EXERCISE PROMPT: From the listing below, pull out the lines that hold "this".

INFORMATION SHOWN:
>>>
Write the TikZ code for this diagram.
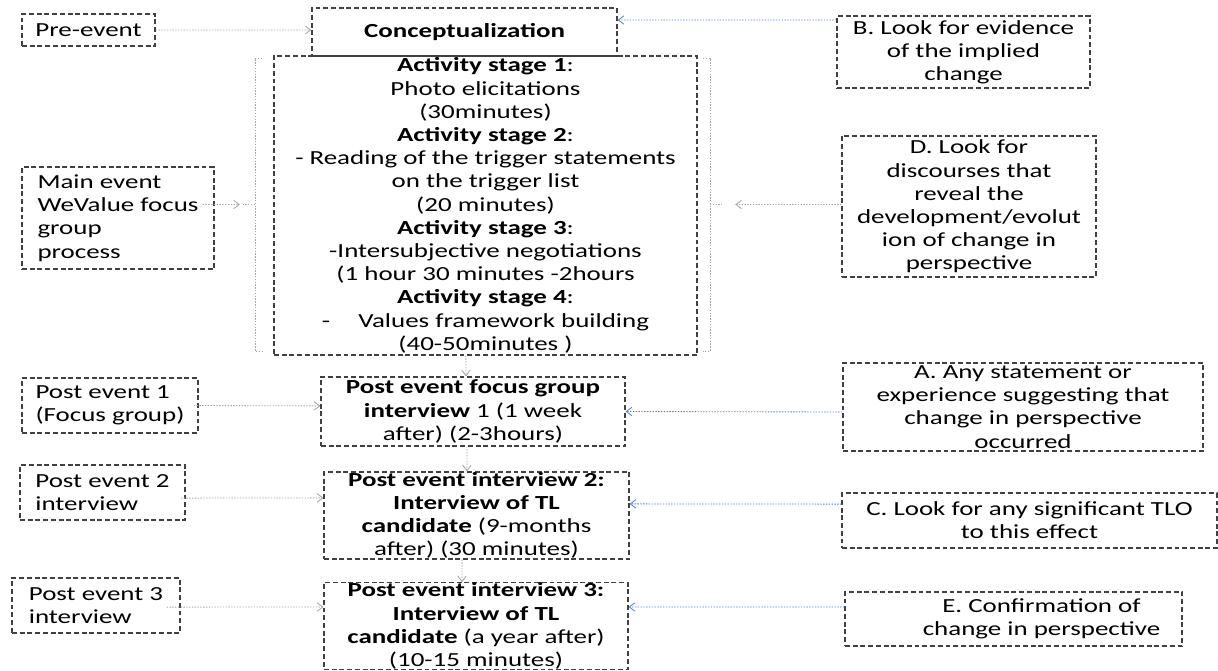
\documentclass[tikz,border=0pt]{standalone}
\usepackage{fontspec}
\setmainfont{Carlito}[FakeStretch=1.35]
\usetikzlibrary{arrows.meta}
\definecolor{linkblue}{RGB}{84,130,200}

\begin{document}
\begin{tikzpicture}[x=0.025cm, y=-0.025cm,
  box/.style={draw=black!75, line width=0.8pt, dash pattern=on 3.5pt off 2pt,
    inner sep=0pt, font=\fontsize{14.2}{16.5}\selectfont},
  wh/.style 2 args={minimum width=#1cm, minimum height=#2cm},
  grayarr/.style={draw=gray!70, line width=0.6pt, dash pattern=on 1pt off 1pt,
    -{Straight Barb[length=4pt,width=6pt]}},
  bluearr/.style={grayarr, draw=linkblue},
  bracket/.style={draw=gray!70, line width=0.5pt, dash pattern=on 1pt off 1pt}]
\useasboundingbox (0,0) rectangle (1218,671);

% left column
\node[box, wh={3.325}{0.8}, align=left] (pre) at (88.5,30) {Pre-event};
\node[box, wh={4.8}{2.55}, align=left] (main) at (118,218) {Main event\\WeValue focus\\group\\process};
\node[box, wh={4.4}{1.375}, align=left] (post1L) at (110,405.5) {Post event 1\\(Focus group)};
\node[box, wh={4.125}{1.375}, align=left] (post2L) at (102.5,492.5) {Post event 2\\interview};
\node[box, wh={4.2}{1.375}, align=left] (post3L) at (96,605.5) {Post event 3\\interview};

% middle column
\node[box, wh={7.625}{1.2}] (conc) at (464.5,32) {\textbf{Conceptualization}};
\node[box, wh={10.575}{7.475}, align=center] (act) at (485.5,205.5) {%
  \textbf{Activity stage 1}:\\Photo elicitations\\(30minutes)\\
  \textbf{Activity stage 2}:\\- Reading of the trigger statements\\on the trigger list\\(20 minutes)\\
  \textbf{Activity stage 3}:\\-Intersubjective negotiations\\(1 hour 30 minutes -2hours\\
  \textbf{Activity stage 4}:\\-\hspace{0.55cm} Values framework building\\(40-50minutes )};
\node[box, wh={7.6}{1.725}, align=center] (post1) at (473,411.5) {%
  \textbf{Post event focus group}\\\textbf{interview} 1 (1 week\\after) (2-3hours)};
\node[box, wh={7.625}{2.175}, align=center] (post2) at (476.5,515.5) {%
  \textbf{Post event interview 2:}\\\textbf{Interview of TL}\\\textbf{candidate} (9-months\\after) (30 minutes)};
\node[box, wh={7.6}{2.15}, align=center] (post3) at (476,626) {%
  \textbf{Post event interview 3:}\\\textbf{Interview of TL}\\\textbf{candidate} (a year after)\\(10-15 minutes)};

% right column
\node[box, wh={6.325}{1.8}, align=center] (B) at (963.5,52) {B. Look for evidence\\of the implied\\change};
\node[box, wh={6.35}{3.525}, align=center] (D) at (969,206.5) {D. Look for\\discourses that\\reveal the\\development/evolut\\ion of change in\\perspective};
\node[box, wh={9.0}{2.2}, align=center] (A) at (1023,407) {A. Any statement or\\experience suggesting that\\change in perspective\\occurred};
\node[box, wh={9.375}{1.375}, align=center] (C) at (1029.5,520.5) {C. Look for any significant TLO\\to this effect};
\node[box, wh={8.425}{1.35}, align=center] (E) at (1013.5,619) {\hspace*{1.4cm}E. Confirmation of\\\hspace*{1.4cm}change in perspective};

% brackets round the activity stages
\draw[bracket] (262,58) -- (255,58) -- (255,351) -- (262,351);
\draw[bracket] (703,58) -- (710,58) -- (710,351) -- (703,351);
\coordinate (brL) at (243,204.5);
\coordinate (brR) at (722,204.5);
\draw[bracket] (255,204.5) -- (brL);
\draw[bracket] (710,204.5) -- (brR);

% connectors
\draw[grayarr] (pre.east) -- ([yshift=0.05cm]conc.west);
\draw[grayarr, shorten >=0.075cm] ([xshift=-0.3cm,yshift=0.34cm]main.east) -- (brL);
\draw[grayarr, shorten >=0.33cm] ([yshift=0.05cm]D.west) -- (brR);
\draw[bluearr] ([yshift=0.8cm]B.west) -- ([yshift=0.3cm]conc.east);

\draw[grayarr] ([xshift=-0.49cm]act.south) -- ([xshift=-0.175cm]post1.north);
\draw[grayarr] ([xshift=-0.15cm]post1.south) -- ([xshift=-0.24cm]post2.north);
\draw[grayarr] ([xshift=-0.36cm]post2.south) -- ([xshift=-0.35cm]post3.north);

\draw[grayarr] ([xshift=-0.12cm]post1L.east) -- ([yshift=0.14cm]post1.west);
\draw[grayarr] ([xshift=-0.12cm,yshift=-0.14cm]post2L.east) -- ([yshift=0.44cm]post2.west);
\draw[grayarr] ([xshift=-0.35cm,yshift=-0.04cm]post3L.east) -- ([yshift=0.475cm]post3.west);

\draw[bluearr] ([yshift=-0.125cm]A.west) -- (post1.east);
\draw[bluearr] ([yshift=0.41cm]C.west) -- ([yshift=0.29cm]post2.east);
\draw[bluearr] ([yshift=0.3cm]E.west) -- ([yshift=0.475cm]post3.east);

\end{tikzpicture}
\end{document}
<<<
EXERCISE OUTPUT:
Write the TikZ code for this diagram.
\node[box, wh={9.375}{1.375}, align=center] (C) at (1029.5,520.5) {C. Look for any significant TLO\\to this effect};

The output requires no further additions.